How Connie Mack Beat a Hall of Famer With Horsesh*t

March 27, 2012

Big Ed Walsh was a baseball superstar. The Chicago White Sox pitcher dominated American League hitters early in the 20th century. In 1908, as he mastered the spitball, he went from solid to spectacular. His final numbers for the year: 40-15 with 1.42 ERA (He’s the last pitcher to win 40 games in a season). He pitched an amazing 464 innings. His workload decreased the next year, but he bounced back with an insane 0.82 WHIP in 1910 and 27 win seasons in 1911 and 1912.

The secret to his success was his incredible spitball. As Tiger Hall of Famer “Wahoo” Sam Crawford would note years later, “I think that ball would disintegrated on the way to the plate, and the catcher put it back together again. I swear, when it went past the plate, it was just the spit that went by.” Big Ed was plenty confident about his best pitch too. “”When I’ve got the spitter breaking right, I can beat any ball club in the world. No use trying to bat against it. It’s simply unhittable.”

But Ed pitched an average of 375 innings from 1907-1912, and the innings started to take their toll. After the 1912 season, he asked Charles Comiskey if he could take a year off to rest the arm. I don’t need to tell you what one of the most despicable owners in the history of sports had to say about that. And so Big Ed was back on the mound to start the 1913 season.

The Philadelphia A’s were at their peak then, in the midst of winning 3 pennants in 4 years. But Connie Mack was sick of losing 1-0 games to Big Ed, and he looked for a way to beat the spitball. He found it in a strange intricacy of Walsh’s spitball. Ed cut out the middle man, and just licked the ball.

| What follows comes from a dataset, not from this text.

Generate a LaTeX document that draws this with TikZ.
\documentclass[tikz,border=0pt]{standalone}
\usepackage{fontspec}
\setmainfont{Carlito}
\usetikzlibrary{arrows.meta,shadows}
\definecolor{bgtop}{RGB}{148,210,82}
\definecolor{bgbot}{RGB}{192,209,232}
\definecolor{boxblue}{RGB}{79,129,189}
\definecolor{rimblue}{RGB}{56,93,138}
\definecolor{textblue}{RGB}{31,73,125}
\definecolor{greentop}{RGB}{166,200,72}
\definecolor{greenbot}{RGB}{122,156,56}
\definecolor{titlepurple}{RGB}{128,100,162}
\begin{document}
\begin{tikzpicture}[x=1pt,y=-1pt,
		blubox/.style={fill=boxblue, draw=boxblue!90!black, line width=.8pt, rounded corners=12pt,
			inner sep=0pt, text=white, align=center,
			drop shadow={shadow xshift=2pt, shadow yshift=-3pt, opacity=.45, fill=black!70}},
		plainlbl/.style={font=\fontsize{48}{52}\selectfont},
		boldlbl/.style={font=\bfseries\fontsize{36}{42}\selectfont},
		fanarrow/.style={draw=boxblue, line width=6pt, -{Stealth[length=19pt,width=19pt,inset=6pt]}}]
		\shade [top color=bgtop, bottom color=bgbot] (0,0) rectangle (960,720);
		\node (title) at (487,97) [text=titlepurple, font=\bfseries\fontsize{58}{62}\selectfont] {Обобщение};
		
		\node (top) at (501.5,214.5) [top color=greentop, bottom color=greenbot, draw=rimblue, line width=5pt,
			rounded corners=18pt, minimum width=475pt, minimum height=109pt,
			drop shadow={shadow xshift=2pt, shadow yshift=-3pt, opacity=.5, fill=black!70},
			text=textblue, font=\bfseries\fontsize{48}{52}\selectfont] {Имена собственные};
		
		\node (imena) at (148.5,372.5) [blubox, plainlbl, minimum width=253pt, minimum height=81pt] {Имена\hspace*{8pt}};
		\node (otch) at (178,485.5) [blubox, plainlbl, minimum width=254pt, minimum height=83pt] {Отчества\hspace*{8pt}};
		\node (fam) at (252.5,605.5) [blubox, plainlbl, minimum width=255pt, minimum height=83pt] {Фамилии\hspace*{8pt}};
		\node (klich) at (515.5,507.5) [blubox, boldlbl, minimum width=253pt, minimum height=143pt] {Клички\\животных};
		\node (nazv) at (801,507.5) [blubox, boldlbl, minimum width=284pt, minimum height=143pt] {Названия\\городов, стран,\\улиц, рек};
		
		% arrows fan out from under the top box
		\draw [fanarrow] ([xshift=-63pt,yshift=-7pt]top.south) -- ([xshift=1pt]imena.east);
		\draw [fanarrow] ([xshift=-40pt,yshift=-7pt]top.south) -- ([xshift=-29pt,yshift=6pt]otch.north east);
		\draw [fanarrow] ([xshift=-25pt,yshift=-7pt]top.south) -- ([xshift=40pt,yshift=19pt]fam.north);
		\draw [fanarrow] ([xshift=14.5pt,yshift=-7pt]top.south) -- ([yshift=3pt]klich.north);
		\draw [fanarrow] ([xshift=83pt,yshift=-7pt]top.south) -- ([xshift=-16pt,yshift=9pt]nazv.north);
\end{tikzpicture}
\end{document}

Back in those days, the home team supplied the game balls. So Mack had his ball boy run to a nearby stable and grab a bucket of horsesh*t. Mack then had all of the game balls rubbed in horse manure.

The game started, and Walsh began his normal routine. It didn’t take long for Walsh to realize that something was wrong. “I vomited all over the place,” Walsh would say later about that game. Walsh was infuriated, and lost his cool. He began beaning A’s. The Athletics crushed the White Sox.

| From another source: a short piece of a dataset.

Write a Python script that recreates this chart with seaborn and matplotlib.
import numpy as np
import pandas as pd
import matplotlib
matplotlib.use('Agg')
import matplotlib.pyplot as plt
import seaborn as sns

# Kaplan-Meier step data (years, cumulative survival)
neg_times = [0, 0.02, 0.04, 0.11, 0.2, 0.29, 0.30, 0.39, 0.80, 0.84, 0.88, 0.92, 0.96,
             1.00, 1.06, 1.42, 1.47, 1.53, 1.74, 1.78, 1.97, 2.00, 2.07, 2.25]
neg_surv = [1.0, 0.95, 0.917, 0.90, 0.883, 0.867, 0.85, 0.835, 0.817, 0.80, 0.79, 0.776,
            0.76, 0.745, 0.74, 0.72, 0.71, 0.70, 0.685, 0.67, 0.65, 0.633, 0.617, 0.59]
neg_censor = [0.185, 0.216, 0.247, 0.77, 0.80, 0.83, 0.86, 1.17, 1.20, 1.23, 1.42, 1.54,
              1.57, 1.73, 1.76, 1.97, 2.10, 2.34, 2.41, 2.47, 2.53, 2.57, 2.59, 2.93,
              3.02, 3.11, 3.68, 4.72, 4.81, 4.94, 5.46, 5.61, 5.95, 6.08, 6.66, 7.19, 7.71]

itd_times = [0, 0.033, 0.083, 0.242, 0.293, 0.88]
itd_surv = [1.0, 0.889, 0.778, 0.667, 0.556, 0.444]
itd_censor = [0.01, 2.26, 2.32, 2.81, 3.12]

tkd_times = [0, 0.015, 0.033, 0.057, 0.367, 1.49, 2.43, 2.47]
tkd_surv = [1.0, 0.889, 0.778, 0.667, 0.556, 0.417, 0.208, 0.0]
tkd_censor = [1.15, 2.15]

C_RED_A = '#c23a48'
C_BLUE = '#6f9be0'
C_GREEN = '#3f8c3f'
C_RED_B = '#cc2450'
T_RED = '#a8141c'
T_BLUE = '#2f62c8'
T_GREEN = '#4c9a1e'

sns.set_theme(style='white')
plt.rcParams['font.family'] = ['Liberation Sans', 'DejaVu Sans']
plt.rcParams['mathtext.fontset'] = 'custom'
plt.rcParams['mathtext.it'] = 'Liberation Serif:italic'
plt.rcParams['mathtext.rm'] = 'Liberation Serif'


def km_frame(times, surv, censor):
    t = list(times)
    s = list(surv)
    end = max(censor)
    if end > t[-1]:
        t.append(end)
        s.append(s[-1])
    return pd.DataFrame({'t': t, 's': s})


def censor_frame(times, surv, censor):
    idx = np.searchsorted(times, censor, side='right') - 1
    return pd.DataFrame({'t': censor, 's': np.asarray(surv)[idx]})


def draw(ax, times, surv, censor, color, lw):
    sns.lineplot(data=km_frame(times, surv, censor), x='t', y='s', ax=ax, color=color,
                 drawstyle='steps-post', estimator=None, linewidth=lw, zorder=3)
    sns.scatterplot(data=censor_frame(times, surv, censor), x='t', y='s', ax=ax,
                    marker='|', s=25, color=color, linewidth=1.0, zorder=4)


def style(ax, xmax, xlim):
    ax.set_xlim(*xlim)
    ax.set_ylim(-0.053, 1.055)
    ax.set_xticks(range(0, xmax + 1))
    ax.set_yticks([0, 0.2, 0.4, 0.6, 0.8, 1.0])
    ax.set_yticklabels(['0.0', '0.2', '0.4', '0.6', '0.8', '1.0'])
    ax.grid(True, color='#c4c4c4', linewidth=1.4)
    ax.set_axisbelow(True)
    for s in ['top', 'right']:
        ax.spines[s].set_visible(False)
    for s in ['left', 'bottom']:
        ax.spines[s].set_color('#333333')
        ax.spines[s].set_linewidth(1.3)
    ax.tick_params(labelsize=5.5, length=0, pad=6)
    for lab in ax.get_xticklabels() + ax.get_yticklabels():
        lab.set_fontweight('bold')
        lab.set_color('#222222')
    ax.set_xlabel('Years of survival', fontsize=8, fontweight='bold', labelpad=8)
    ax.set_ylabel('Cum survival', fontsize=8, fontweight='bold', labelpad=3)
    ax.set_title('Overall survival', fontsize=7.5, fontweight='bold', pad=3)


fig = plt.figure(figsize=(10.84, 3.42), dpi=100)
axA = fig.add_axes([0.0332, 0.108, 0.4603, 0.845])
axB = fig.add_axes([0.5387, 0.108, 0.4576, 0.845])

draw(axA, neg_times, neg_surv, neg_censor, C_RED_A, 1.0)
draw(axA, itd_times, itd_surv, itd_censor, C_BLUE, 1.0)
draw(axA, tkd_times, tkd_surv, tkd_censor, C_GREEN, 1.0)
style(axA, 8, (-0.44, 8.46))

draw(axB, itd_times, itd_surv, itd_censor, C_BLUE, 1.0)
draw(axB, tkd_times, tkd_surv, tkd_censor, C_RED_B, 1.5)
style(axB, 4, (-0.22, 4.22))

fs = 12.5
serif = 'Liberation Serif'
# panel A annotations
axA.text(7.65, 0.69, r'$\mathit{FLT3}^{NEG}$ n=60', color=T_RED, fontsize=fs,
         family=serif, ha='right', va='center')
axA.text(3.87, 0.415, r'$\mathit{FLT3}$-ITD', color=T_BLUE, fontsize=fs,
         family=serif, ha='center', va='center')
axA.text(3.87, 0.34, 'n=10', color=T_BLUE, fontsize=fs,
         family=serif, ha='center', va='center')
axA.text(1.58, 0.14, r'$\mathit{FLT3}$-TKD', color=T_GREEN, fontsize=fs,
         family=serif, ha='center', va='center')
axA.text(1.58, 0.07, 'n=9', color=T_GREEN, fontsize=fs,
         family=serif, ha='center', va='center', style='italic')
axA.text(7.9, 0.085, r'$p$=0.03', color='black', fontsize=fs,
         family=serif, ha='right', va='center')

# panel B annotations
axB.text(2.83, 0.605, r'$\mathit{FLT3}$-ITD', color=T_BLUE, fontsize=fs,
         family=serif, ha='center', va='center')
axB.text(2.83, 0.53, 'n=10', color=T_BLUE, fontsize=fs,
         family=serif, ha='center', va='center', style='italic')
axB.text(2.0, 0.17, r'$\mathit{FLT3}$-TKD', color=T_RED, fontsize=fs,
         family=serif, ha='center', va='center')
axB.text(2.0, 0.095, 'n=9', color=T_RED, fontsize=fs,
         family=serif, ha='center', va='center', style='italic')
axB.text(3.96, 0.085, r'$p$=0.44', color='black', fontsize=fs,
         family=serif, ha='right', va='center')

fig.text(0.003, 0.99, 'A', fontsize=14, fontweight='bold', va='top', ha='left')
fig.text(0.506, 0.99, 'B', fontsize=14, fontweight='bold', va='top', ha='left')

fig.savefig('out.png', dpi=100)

Big Ed  was struggling with a dead arm at the time, and the game didn’t do him any favors. After the A’s blasted him again that July, he took the rest of the season off. He was done. He had won 189 games by age 32. He would win 6 more over the rest of his career. One book claimed that the manure game was the turning point of his career, that other teams began using manure and he couldn’t get over it, but that seems highly unlikely. Walsh was in extreme arm pain by 1913, and had considered taking the year off before the manure game even occurred. Nonetheless, the only pitcher to get beaten by horsesh*t was so dominant for those 6 seasons that he was elected to the Baseball Hall of Fame in 1946.

Anyone who has any further info on this story, please let me know. There is very little information on it. I don’t even have a final score on the game (baseball reference doesn’t have winning and losing pitchers for the 1913 season). I first read it in the Incomplete Book of Baseball Superstitions, Rituals, and Oddities, by Mike Blake. I also found some backup in another book called How Baseball Works, and there is a quote from Walsh about it in Baseball’s Most Wanted. But incredibly, there is really no info on this online, and no mention of it in Walsh’s biography. Of course, part of the beauty of old baseball legends is that they are just that: legends. Did the Babe really call his shot? We’ll never know. Which makes it all the more compelling. Same goes for this story, though I would like to learn a bit more about this actual game. -ed.